EXERCISE OBJECTIVE >>
Report only the number of lines holding "with".

PROVIDED DATA >>
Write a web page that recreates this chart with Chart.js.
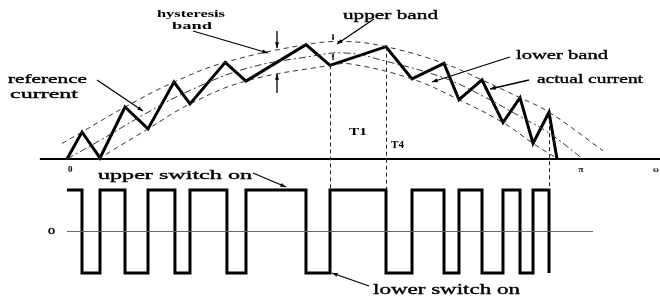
--
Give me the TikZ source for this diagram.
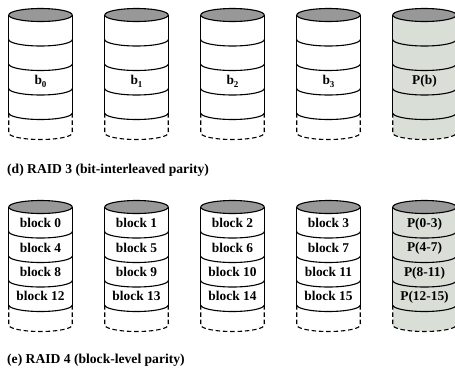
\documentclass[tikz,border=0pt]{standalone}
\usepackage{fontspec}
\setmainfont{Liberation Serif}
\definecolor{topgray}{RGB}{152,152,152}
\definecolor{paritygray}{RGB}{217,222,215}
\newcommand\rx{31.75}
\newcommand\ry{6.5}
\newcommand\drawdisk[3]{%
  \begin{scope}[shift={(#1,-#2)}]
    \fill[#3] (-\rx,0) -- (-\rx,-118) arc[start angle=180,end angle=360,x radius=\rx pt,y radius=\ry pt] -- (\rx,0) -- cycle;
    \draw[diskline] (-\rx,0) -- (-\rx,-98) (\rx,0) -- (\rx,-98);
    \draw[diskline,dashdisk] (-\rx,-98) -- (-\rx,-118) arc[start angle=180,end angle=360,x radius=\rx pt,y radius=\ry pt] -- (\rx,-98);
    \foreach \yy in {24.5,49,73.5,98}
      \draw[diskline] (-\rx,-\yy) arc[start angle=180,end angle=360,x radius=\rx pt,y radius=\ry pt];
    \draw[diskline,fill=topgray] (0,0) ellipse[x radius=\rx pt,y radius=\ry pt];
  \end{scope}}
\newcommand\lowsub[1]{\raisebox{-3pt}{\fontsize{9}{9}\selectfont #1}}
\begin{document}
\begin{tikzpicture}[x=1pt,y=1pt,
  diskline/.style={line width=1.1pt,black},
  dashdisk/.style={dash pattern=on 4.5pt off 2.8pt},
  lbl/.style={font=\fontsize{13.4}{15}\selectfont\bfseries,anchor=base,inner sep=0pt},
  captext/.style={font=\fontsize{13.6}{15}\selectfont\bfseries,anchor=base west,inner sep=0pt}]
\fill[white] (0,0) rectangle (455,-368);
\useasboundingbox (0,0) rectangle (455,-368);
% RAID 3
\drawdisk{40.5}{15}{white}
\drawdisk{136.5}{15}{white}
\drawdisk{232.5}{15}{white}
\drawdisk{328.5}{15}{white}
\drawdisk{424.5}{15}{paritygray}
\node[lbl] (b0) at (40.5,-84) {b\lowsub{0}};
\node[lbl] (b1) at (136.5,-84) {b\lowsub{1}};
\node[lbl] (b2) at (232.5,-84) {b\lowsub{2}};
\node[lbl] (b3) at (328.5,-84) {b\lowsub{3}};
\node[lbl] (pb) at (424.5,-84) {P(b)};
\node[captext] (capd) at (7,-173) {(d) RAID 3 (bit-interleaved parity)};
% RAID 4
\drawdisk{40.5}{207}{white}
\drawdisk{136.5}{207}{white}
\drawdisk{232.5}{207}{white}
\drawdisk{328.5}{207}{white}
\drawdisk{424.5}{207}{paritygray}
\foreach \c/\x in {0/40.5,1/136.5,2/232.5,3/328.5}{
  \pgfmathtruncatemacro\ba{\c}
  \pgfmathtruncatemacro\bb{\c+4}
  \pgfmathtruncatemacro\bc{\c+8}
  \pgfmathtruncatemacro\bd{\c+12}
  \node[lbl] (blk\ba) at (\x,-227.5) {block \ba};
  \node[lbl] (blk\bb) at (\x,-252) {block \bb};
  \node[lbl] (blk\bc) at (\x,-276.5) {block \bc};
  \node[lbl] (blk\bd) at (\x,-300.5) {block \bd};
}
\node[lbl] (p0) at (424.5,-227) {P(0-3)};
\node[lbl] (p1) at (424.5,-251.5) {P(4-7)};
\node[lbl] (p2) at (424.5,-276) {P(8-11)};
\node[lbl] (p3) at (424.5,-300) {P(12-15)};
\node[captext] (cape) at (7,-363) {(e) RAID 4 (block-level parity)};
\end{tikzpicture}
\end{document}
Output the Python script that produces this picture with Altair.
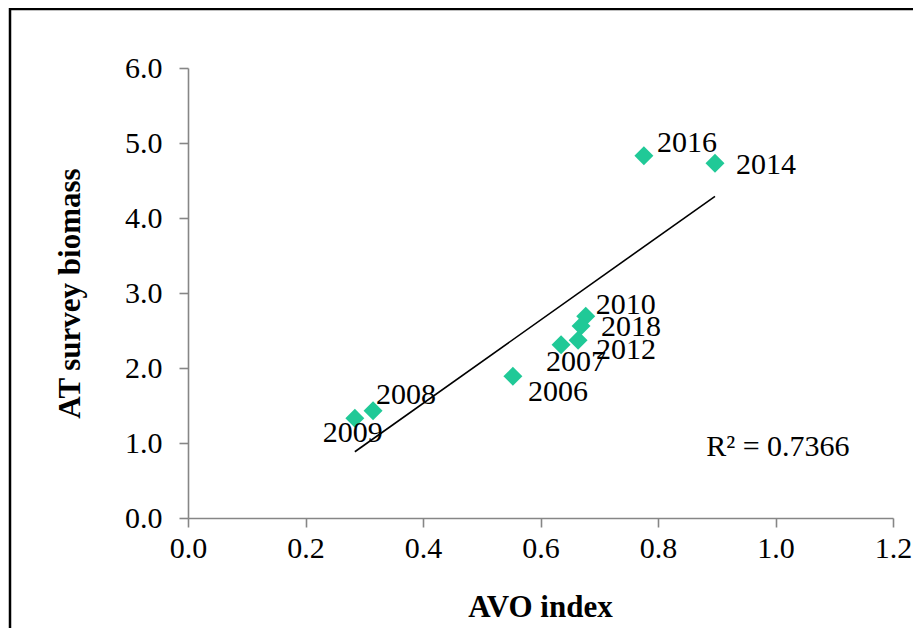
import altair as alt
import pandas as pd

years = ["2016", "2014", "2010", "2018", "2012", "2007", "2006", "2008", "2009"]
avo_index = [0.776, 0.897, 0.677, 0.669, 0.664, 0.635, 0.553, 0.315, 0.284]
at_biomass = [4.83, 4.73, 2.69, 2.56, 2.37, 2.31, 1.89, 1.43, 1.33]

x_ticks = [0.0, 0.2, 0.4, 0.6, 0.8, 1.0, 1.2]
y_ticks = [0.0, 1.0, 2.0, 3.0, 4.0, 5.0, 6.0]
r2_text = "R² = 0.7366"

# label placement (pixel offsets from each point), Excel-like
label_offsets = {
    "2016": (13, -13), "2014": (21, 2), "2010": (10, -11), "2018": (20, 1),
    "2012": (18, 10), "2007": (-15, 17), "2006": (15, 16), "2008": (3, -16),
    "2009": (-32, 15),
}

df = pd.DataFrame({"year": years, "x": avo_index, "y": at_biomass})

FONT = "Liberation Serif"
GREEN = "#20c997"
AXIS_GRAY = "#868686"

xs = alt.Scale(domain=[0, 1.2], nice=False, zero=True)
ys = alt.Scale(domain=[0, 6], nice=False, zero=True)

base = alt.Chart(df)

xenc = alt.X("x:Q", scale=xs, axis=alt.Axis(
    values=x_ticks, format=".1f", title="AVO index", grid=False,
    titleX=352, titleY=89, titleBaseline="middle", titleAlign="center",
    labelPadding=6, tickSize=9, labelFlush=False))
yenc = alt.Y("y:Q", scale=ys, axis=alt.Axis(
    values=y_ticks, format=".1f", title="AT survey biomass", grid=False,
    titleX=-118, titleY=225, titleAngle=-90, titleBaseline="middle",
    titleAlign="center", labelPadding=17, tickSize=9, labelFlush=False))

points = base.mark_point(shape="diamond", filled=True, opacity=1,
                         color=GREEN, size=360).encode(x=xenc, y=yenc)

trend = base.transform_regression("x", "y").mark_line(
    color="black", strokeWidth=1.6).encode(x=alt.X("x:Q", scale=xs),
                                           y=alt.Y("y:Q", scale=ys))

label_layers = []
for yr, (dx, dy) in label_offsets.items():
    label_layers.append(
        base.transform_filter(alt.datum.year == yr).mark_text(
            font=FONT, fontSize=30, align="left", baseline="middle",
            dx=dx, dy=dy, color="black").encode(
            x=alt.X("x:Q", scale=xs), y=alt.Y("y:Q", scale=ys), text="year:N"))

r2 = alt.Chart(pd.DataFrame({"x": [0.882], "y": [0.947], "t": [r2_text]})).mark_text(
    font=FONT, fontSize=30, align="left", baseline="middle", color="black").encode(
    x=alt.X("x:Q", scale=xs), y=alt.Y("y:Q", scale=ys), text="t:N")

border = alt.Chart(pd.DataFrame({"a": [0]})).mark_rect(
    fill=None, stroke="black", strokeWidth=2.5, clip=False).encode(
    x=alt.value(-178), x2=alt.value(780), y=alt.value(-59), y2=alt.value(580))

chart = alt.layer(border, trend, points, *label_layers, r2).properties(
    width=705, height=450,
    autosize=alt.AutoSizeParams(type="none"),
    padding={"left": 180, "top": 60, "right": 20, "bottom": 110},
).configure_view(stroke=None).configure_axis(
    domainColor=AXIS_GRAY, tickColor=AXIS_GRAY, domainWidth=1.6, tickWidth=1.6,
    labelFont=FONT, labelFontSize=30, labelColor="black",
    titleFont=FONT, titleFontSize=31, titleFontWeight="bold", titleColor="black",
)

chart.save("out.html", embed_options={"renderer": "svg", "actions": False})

RESPONSE TO THE EXERCISE >>
2